Sunday, July 02, 2006

 

Uncle Rod at Pennsylvania's Dark Sky Park


After finally arriving at the Cherry Springs Star Party late on a wet and foggy northern Pennsylvania afternoon, your old Uncle Rod spent an hour trotting around the observing field, meeting CSSP organizers from ASH (The Astronomical Society of Harrisburg), and getting the lay of the land. In truth, though, there ain’t much fun to be had in surveying a field full of Desert Storm covered telescopes. How about that nice, big dealers’ tent? It being almost 7pm, all those boys and girls had decamped. Shoot! But I had to admit I was a mite tired after 12 hours of flying and driving.

I hate to waste star party time sleeping at a motel, but there was really nothing for it. I got driving directions to the little town of Coudersport, Pennsylvania and the Mill Stream Inn where I’d be staying and headed on out.

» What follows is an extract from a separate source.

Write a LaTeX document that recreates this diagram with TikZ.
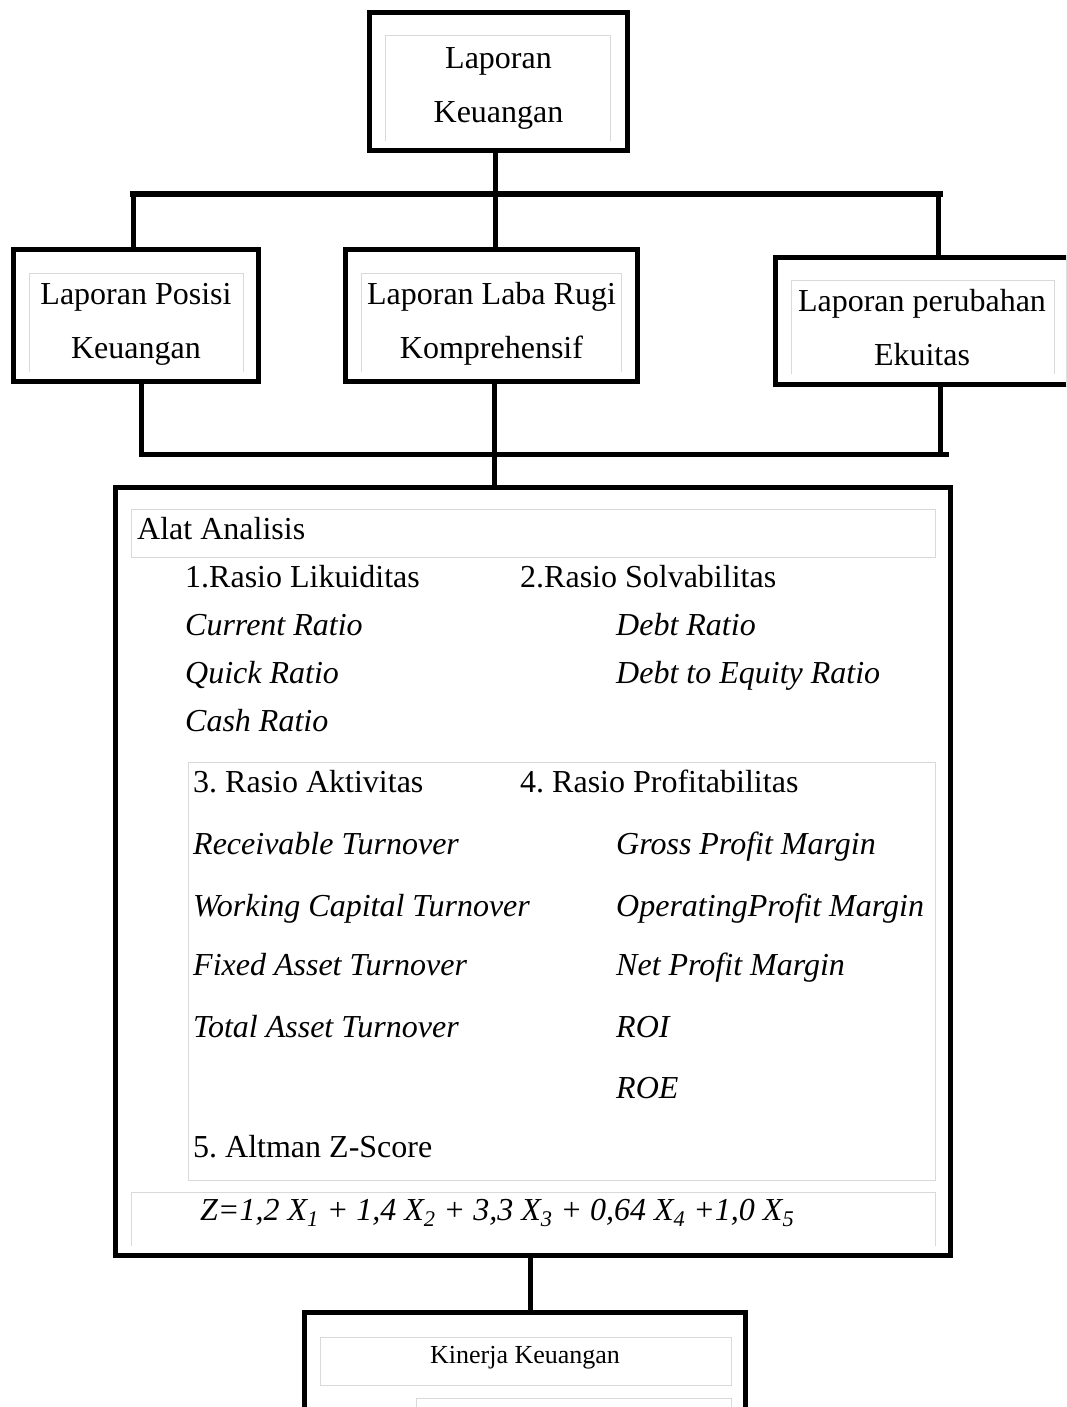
\documentclass[tikz,border=0pt]{standalone}
\usepackage{fontspec}
\setmainfont{Liberation Serif}
\usetikzlibrary{positioning}
\frenchspacing
\newcommand\bigtxt{\fontsize{32}{54}\selectfont}

\begin{document}
\begin{tikzpicture}[x=1pt,y=-1pt,box/.style={draw,line width=5pt,inner sep=0pt},txt/.style={align=center,inner sep=0pt,font=\bigtxt},frame/.style={draw=black!15,line width=0.8pt},conn/.style={line width=5pt},item/.style={anchor=base west,inner sep=0pt,font=\bigtxt},ital/.style={item,font=\bigtxt\itshape}]
\clip (0,0) rectangle (1066,1407);
% reports
\node[box,minimum width=258,minimum height=138] (lk) at (498.5,81.5) {};
\node[box,minimum width=245,minimum height=132] (lp) at (136,315.5) {};
\node[box,minimum width=292,minimum height=132] (lr) at (491.5,315.5) {};
\node[box,minimum width=293,minimum height=127] (le) at (922,321) {};
\node[txt] (lkt) at (498.5,88.5) {Laporan\\Keuangan};
\node[txt] (lpt) at (136,324.5) {Laporan Posisi\\Keuangan};
\node[txt] (lrt) at (491.5,323.5) {Laporan Laba Rugi\\Komprehensif};
\node[txt] (let) at (922,328) {Laporan perubahan\\Ekuitas};
\draw[frame] (385,141)--(385,35)--(610,35)--(610,141);
\draw[frame] (29,372)--(29,273)--(243,273)--(243,372);
\draw[frame] (361,372)--(361,273)--(621,273)--(621,372);
\draw[frame] (791,374)--(791,280)--(1054,280)--(1054,374);
% analysis box
\node[box,minimum width=835,minimum height=768] (aa) at (533,871.5) {};
\draw[frame] (131,509) rectangle (935,557);
\draw[frame] (188,762) rectangle (935,1180);
\draw[frame] (131,1246)--(131,1192)--(935,1192)--(935,1246);
\node[item] (al) at (137,539) {Alat Analisis};
\node[item] (r1) at (185,587) {1.Rasio Likuiditas};
\node[ital] (r1a) at (185,635) {Current Ratio};
\node[ital] (r1b) at (185,683) {Quick Ratio};
\node[ital] (r1c) at (185,731) {Cash Ratio};
\node[item] (r2) at (520,587) {2.Rasio Solvabilitas};
\node[ital] (r2a) at (616,635) {Debt Ratio};
\node[ital] (r2b) at (616,683) {Debt to Equity Ratio};
\node[item] (r3) at (193,792) {3. Rasio Aktivitas};
\node[ital] (r3a) at (193,854) {Receivable Turnover};
\node[ital] (r3b) at (193,916) {Working Capital Turnover};
\node[ital] (r3c) at (193,975) {Fixed Asset Turnover};
\node[ital] (r3d) at (193,1037) {Total Asset Turnover};
\node[item] (r4) at (520,792) {4. Rasio Profitabilitas};
\node[ital] (r4a) at (616,854) {Gross Profit Margin};
\node[ital] (r4b) at (616,916) {OperatingProfit Margin};
\node[ital] (r4c) at (616,975) {Net Profit Margin};
\node[ital] (r4d) at (616,1037) {ROI};
\node[ital] (r4e) at (616,1098) {ROE};
\node[item] (r5) at (193,1157) {5. Altman Z-Score};
\node[ital] (zf) at (200,1220) {Z=1,2 X\textsubscript{1} + 1,4 X\textsubscript{2} + 3,3 X\textsubscript{3} + 0,64 X\textsubscript{4} +1,0 X\textsubscript{5}};
% result
\node[box,minimum width=441,minimum height=200] (kk) at (525,1412.5) {};
\node[font=\fontsize{26}{30}\selectfont] (kt) at (525,1358) {Kinerja Keuangan};
\draw[frame] (320,1337) rectangle (731,1385);
\draw[frame] (416,1410)--(416,1398)--(731,1398)--(731,1410);
% connectors
\coordinate (busA) at (130,194); \coordinate (busB) at (943,194);
\coordinate (busC) at (139,454); \coordinate (busD) at (949,454);
\draw[conn] (busA)--(busB); \draw[conn] (busC)--(busD);
\draw[conn] ([xshift=-3]lk.south)--([xshift=-3]lk.south |- lr.north);
\draw[conn] ([xshift=-3]lp.north)--([xshift=-3]lp.north |- busA);
\draw[conn] ([xshift=16]le.north)--([xshift=16]le.north |- busA);
\draw[conn] ([xshift=5]lp.south)--([xshift=5]lp.south |- busC);
\draw[conn] ([xshift=3]lr.south)--([xshift=3]lr.south |- aa.north);
\draw[conn] ([xshift=18]le.south)--([xshift=18]le.south |- busC);
\draw[conn] ([xshift=5]kk.north |- aa.south)--([xshift=5]kk.north);
\end{tikzpicture}
\end{document}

It was getting dark by now, and I was very mindful of the warning I’d been given to “watch out for the deer.” Bubba (my countrified friend, you know, bib overalls, shaved head, no shoes, 300 pound physique) would have had a fine and illegal time…I must have counted at least eight does on my way down into Coudersport, about 10 miles.

The Mill Stream Inn turned out to be a clean and spacious hostelry with some features I don’t normally associate with country motels: wi-fi Internet, a good selection of satellite TV channels, and a decent continental breakfast. I don’t mind telling you that I was beat. Figgered I’d have a beer and turn in. Gas station? No beer. Convenience store? No beer. One of the locals told me I’d have to head over to the town bar, “The Beef and Ale,” where they’d be happy to sell me a sixer. ‘Deed they were. A couple of the local brews and it was night-night time.

Next morning (Saturday, 24 June), after filling up on motel donuts, I headed back to the site. Wow, lots of scopes here, and lots of familiar names from my Internet user groups. After visiting with some very nice folks (I take back all those bad things I’ve said about Yankees over the years), I headed to the dealers’ tent.

In spite of the generally poor weather (I was told there’d been one half-way OK night so far), the tent was just about full. In addition to TeleVue, Camera Concepts, Knight Owl, and others, I found my buddy Bob Black had a nice spread set up. His new company is called “Skies Unlimited,” and I predict big things for it. Before long, the Denkmeier gang showed up with a passel of their wonderful gear, and I was very pleased to be able to meet the “Denks” in person, finally. Did I buy anything from any of these excellent vendors? What do you think?

I spent the balance of a wonderful day touring the field, talking with amateurs. As ol’ Sol finally began his descent, I realized it was near-about time for my presentation, “Everything You Always Wanted to Know About Video Astronomy, But Were Afraid to Ask.” I hope the nice people of CSSP didn’t find the down home humor that’s an integral part of any talk I give too “rustic.” Whether they did or not, I subjected ‘em to a whole lot more of it after the presentaton as well, since I was the designated “prize ticket puller” for the raffle (lots and lots of cool prizes, you betcha). Whether they found my Southern Manners tiresome or not, my audience was incredibly nice to this ol’ boy, that’s for sure.

What’s a star party really about, though? Observing. Almost magically, despite the dreadful weather that was being experienced all over the northeast at the time, the heavens opened up for us for a little while on Saturday evening. While there was still some haze, the sky was very dark and the summer Milky Way was dramatic.

I found myself in the odd and unenviable position of being at a major star party without a scope. Luckily, this did not last. The Meade rep allowed that seeing as how I probably knew more about running a 10-inch RCX (or any scope) than he did, I should take the controls of Meade’s new top of the line CAT. I didn’t protest too much. I spent a couple of hours sending this fancy new SCT (you read that right) from one deep sky wonder to another. I was impressed both by its features and its sharp images, and will be writing a more in-depth article on the scope (and the CSSP) for a future issue of my Skywatch newsletter.

All too soon, though, it was midnight. That was “pumpkin-time” for me. There was that punishing trip back down south the following morning. I know it’s a wee bit corny to say so (I’m a cornball at heart), but I left Cherry Springs with a heavy heart. I hope to return some day soon, and want to thank the fine folk of the ASH and the Cherry Springs Star Party for the wonderful reception and the wonderful time I had.